Despite Hall’s concerns about the fragility of the recovery — and the fact that the world economy has been shaken this year by natural disasters — the momentum towards returning to a global balance has made this year’s speaking tour much more pleasant, he said, especially in Newfoundland and Labrador, which outperforms the other Atlantic provinces in surveys on business optimism.
“If we’re right on the timing of that, 2012 is going to be a very interesting year. We’re going to have a very hard time keeping up with the growth that gets generated, principally in the U.S. economy, but it’s quickly going to fan into the rest of the world." Peter Hall
“We have already sensed … the optimism that is shared inside the province here. It’s good to be able to feel that. Things have been good, things have picked up, and we’ve got the sense of that in conversations that we’ve had throughout the morning,” he said. “And so it’s nice, particularly for someone like me, who’s had to go around the country over the last three years and continuously talk about how terrible everything is. It gets awfully depressing, and I must say I’ve got new wings on this tour here, because that momentum is building and things are picking up. And I’m glad for the first time in three years to be able to wear a smile on my face up at the podium here and to prove to you that we are not perpetual doom and gloomers here at EDC.”

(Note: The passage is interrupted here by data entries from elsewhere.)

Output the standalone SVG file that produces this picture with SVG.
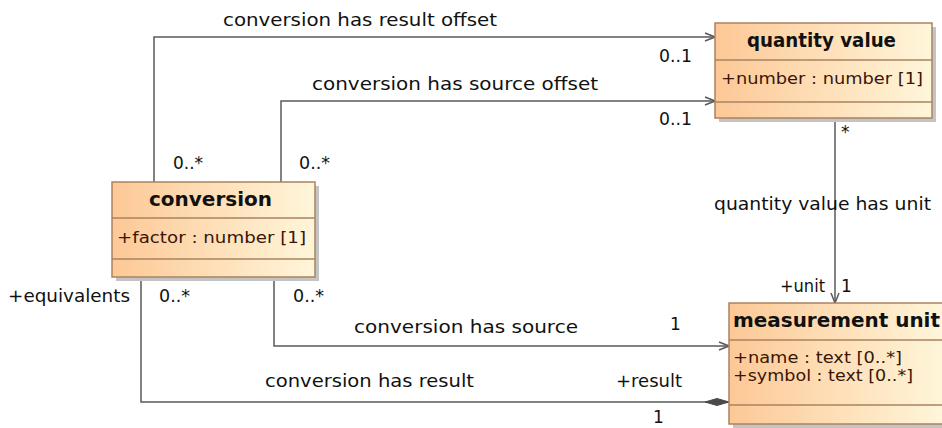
<svg xmlns="http://www.w3.org/2000/svg" width="942" height="428" viewBox="0 0 942 428">
  <defs>
    <linearGradient id="classFill" x1="0" y1="0" x2="1" y2="0">
      <stop offset="0" stop-color="#fdc896"/>
      <stop offset="1" stop-color="#fff6da"/>
    </linearGradient>
    <marker id="openArrow" viewBox="0 0 12 10" refX="11" refY="5" markerWidth="12" markerHeight="10" markerUnits="userSpaceOnUse" orient="auto">
      <path d="M1,1 L11,5 L1,9" fill="none" stroke="#5a5a5a" stroke-width="1.5"/>
    </marker>
    <marker id="composite" viewBox="0 0 26 10" refX="25" refY="5" markerWidth="26" markerHeight="10" markerUnits="userSpaceOnUse" orient="auto">
      <path d="M1,5 L13,1.5 L25,5 L13,8.5 Z" fill="#4a4a4a" stroke="#4a4a4a" stroke-width="1"/>
    </marker>
  </defs>
  <style>
    .shadow { fill: #c4c4c4; }
    .box { fill: url(#classFill); stroke: #a9835f; stroke-width: 1.5; }
    .sep { stroke: #a9835f; stroke-width: 1.5; }
    .name { font-family: "DejaVu Sans", "Liberation Sans", sans-serif; font-weight: bold; font-size: 19px; fill: #111; }
    .attr { font-family: "DejaVu Sans", "Liberation Sans", sans-serif; font-size: 15px; fill: #3a1608; }
    .lbl { font-family: "DejaVu Sans", "Liberation Sans", sans-serif; font-size: 17px; fill: #111; }
    .edge { fill: none; stroke: #5a5a5a; stroke-width: 1.5; }
  </style>

  <rect width="942" height="428" fill="#ffffff"/>

  <!-- associations -->
  <g id="connectors">
    <path class="edge" d="M154,182 V37 H715" marker-end="url(#openArrow)"/>
    <path class="edge" d="M281,182 V101 H715" marker-end="url(#openArrow)"/>
    <path class="edge" d="M835,118 V303" marker-end="url(#openArrow)"/>
    <path class="edge" d="M274,277 V346 H729" marker-end="url(#openArrow)"/>
    <path class="edge" d="M141,277 V402 H729" marker-end="url(#composite)"/>

    <text class="lbl" x="223" y="26" textLength="274" lengthAdjust="spacingAndGlyphs">conversion has result offset</text>
    <text class="lbl" x="659" y="62" textLength="33" lengthAdjust="spacingAndGlyphs">0..1</text>
    <text class="lbl" x="312" y="90" textLength="286" lengthAdjust="spacingAndGlyphs">conversion has source offset</text>
    <text class="lbl" x="659" y="125" textLength="33" lengthAdjust="spacingAndGlyphs">0..1</text>
    <text class="lbl" x="173" y="169" textLength="30" lengthAdjust="spacingAndGlyphs">0..*</text>
    <text class="lbl" x="299" y="169" textLength="31" lengthAdjust="spacingAndGlyphs">0..*</text>

    <text class="lbl" x="841" y="138">*</text>
    <text class="lbl" x="714" y="210" textLength="217" lengthAdjust="spacingAndGlyphs">quantity value has unit</text>
    <text class="lbl" x="780" y="292" textLength="45" lengthAdjust="spacingAndGlyphs">+unit</text>
    <text class="lbl" x="841" y="292">1</text>

    <text class="lbl" x="8" y="302" textLength="122" lengthAdjust="spacingAndGlyphs">+equivalents</text>
    <text class="lbl" x="159" y="302" textLength="31" lengthAdjust="spacingAndGlyphs">0..*</text>
    <text class="lbl" x="293" y="302" textLength="31" lengthAdjust="spacingAndGlyphs">0..*</text>
    <text class="lbl" x="354" y="333" textLength="224" lengthAdjust="spacingAndGlyphs">conversion has source</text>
    <text class="lbl" x="670" y="330">1</text>
    <text class="lbl" x="265" y="387" textLength="209" lengthAdjust="spacingAndGlyphs">conversion has result</text>
    <text class="lbl" x="616" y="387" textLength="66" lengthAdjust="spacingAndGlyphs">+result</text>
    <text class="lbl" x="653" y="423">1</text>
  </g>

  <!-- classes -->
  <g id="quantity-value">
    <rect class="shadow" x="719" y="27" width="217" height="95"/>
    <rect class="box" x="715" y="23" width="217" height="95"/>
    <line class="sep" x1="715" y1="60" x2="932" y2="60"/>
    <line class="sep" x1="715" y1="102" x2="932" y2="102"/>
    <text class="name" x="747" y="47" textLength="149" lengthAdjust="spacingAndGlyphs">quantity value</text>
    <text class="attr" x="721" y="84" textLength="202" lengthAdjust="spacingAndGlyphs">+number : number [1]</text>
  </g>

  <g id="conversion">
    <rect class="shadow" x="116" y="186" width="203" height="95"/>
    <rect class="box" x="112" y="182" width="203" height="95"/>
    <line class="sep" x1="112" y1="218" x2="315" y2="218"/>
    <line class="sep" x1="112" y1="259" x2="315" y2="259"/>
    <text class="name" x="149" y="206" textLength="123" lengthAdjust="spacingAndGlyphs">conversion</text>
    <text class="attr" x="117" y="243" textLength="189" lengthAdjust="spacingAndGlyphs">+factor : number [1]</text>
  </g>

  <g id="measurement-unit">
    <rect class="shadow" x="733" y="307" width="216" height="121"/>
    <rect class="box" x="729" y="303" width="216" height="121"/>
    <line class="sep" x1="729" y1="340" x2="945" y2="340"/>
    <line class="sep" x1="729" y1="405" x2="945" y2="405"/>
    <text class="name" x="733" y="327" textLength="207" lengthAdjust="spacingAndGlyphs">measurement unit</text>
    <text class="attr" x="733" y="363" textLength="169" lengthAdjust="spacingAndGlyphs">+name : text [0..*]</text>
    <text class="attr" x="733" y="381" textLength="180" lengthAdjust="spacingAndGlyphs">+symbol : text [0..*]</text>
  </g>
</svg>
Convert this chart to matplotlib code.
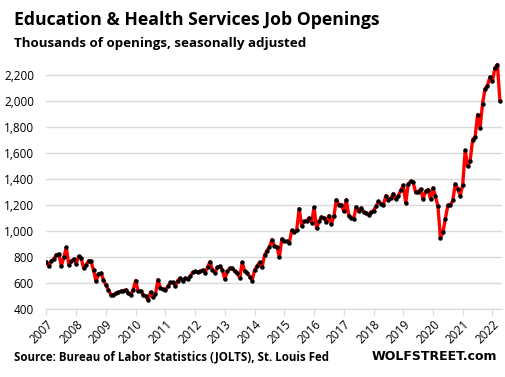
import matplotlib
matplotlib.use("Agg")
import matplotlib.pyplot as plt
import numpy as np

# monthly job openings, thousands, Jan 2007 .. Apr 2022
years = list(range(2007, 2023))
v2007 = [762, 728, 772, 785, 818, 823, 733, 797, 874, 741, 767, 785]
v2008 = [749, 805, 792, 715, 741, 772, 767, 697, 613, 669, 677, 626]
v2009 = [585, 549, 510, 510, 523, 528, 536, 541, 549, 523, 510, 549]
v2010 = [620, 536, 541, 510, 503, 467, 531, 490, 515, 626, 562, 554]
v2011 = [549, 574, 605, 605, 579, 620, 638, 618, 638, 633, 651, 682]
v2012 = [690, 682, 690, 700, 680, 720, 765, 700, 680, 720, 730, 700]
v2013 = [630, 690, 715, 715, 690, 680, 640, 760, 690, 680, 650, 620]
v2014 = [700, 730, 760, 720, 815, 850, 875, 935, 885, 880, 800, 940]
v2015 = [920, 920, 908, 1005, 992, 1010, 1172, 1041, 1074, 1079, 1100, 1064]
v2016 = [1182, 1021, 1074, 1108, 1100, 1069, 1118, 1054, 1113, 1241, 1203, 1203]
v2017 = [1151, 1241, 1118, 1100, 1095, 1185, 1151, 1177, 1146, 1138, 1126, 1146]
v2018 = [1156, 1190, 1228, 1210, 1203, 1272, 1236, 1254, 1287, 1246, 1272, 1313]
v2019 = [1351, 1215, 1361, 1382, 1374, 1297, 1300, 1323, 1246, 1305, 1318, 1246]
v2020 = [1331, 1267, 1190, 946, 990, 1095, 1197, 1197, 1236, 1361, 1323, 1272]
v2021 = [1356, 1620, 1497, 1541, 1702, 1723, 1895, 1792, 1979, 2092, 2118, 2185]
v2022 = [2151, 2254, 2279, 2002]

values = (v2007 + v2008 + v2009 + v2010 + v2011 + v2012 + v2013 + v2014 +
          v2015 + v2016 + v2017 + v2018 + v2019 + v2020 + v2021 + v2022)
dates = 2007 + np.arange(len(values)) / 12.0

yticks = list(range(400, 2201, 200))
GRID = "#d9d9d9"
FONT = ["Open Sans", "DejaVu Sans"]

fig = plt.figure(figsize=(5.05, 3.77), dpi=100)
ax = fig.add_axes([0.092, 0.180, 0.902, 0.656])

ax.plot(dates, values, color="#ff0000", lw=2.4, zorder=3, solid_joinstyle="round")
ax.plot(dates, values, ls="none", marker="o", ms=2.2, color="black", zorder=4)

ax.set_xlim(2007, 2022.32)
ax.set_ylim(400, 2300)
ax.set_yticks(yticks)
ax.set_yticklabels([f"{t:,}" for t in yticks], fontsize=8.5, family=FONT)
ax.set_xticks(years)
ax.set_xticklabels([str(y) for y in years], rotation=45, fontsize=8.5, family=FONT,
                   ha="right", rotation_mode="anchor")
ax.grid(axis="y", color=GRID, lw=1)
ax.set_axisbelow(True)
for s in ["top", "right", "left"]:
    ax.spines[s].set_visible(False)
ax.spines["bottom"].set_color(GRID)
ax.tick_params(axis="y", length=0, pad=9)
ax.tick_params(axis="x", length=4, color=GRID, pad=2)

fig.text(0.028, 0.935, "Education & Health Services Job Openings", fontsize=12.7,
         fontweight="bold", family=FONT)
fig.text(0.028, 0.875, "Thousands of openings, seasonally adjusted", fontsize=9.6,
         fontweight="bold", family=FONT)
fig.text(0.028, 0.045, "Source: Bureau of Labor Statistics (JOLTS), St. Louis Fed",
         fontsize=8.3, fontweight="bold", family=FONT)
fig.text(0.985, 0.045, "WOLFSTREET.com", fontsize=9, fontweight="bold",
         family=["DejaVu Sans"], ha="right")

fig.savefig("out.png", dpi=100)
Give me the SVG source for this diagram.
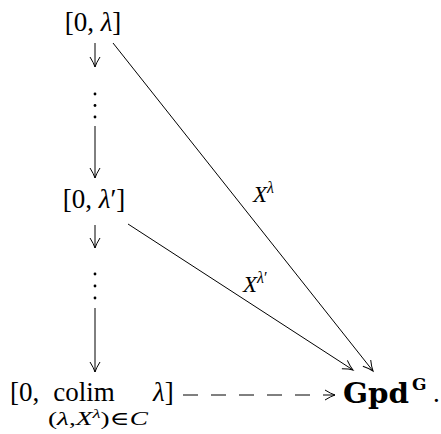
<svg xmlns="http://www.w3.org/2000/svg" width="441" height="434" viewBox="0 0 441 434">
<style>
text{font-family:"Liberation Serif","DejaVu Serif",serif;fill:#000;}
.m{font-size:27px;}
.i{font-style:italic;}
.b{font-weight:bold;font-family:"DejaVu Serif","Liberation Serif",serif;}
.ln{stroke:#000;stroke-width:1;fill:none;}
.dash{stroke-dasharray:15 13;}
</style>
<defs>
<marker id="ah" viewBox="-12 -7 14 14" refX="0" refY="0" markerWidth="14" markerHeight="14" markerUnits="userSpaceOnUse" orient="auto">
<path d="M-10,-5 Q-4,-1.2 0,0 Q-4,1.2 -10,5" fill="none" stroke="#000" stroke-width="1"/>
</marker>
</defs>
<g id="node-top">
<text class="m" x="93" y="31" text-anchor="middle">[0, <tspan class="i">λ</tspan>]</text>
</g>
<g id="node-mid">
<text class="m" x="94" y="208" text-anchor="middle">[0, <tspan class="i">λ</tspan>′]</text>
</g>
<g id="node-colim">
<text class="m" x="10" y="401">[0,</text>
<text class="m" x="84" y="401" text-anchor="middle">colim</text>
<text x="48" y="425" font-size="19" textLength="100" lengthAdjust="spacingAndGlyphs">(<tspan class="i">λ</tspan>,<tspan class="i">X</tspan><tspan class="i" font-size="13" dy="-7">λ</tspan><tspan dy="7">)∈</tspan><tspan class="i">C</tspan></text>
<text class="m" x="153" y="401"><tspan class="i">λ</tspan>]</text>
</g>
<g id="node-gpd">
<text class="b" x="343" y="403" font-size="27" textLength="66" lengthAdjust="spacingAndGlyphs">Gpd</text>
<text class="b" x="412" y="390" font-size="17">G</text>
<text class="m" x="433" y="402">.</text>
</g>
<g id="dots">
<circle cx="95" cy="94" r="1.4"/>
<circle cx="95" cy="105.5" r="1.4"/>
<circle cx="95" cy="117" r="1.4"/>
<circle cx="95" cy="274" r="1.4"/>
<circle cx="95" cy="286" r="1.4"/>
<circle cx="95" cy="298" r="1.4"/>
</g>
<g id="connectors">
<line class="ln" x1="95" y1="43" x2="95" y2="67" marker-end="url(#ah)"/>
<line class="ln" x1="95" y1="126" x2="95" y2="178" marker-end="url(#ah)"/>
<line class="ln" x1="95" y1="225" x2="95" y2="248" marker-end="url(#ah)"/>
<line class="ln" x1="95" y1="308" x2="95" y2="372" marker-end="url(#ah)"/>
<line class="ln" x1="113" y1="43" x2="373" y2="371" marker-end="url(#ah)"/>
<line class="ln" x1="128" y1="224" x2="353" y2="370" marker-end="url(#ah)"/>
<line class="ln dash" x1="183" y1="395" x2="335" y2="395" marker-end="url(#ah)"/>
</g>
<g id="labels">
<text class="i" x="253" y="202" font-size="23">X<tspan font-size="16" dy="-9">λ</tspan></text>
<text class="i" x="243" y="292" font-size="23">X<tspan font-size="16" dy="-9">λ</tspan><tspan font-style="normal" font-size="16">′</tspan></text>
</g>
</svg>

The key for continuing export strength for the province and the country is to diversify by targeting emerging markets, such as the BRIC — Brazil, Russia, India and China — as well as the United Arab Emirates, Indonesia, Mexico and South Africa. While the rising dollar has stultified U.S. export growth to just 0.7 per cent, sales to emerging markets rose over 12 per cent every year from 2001 to 2008, before the recession hit.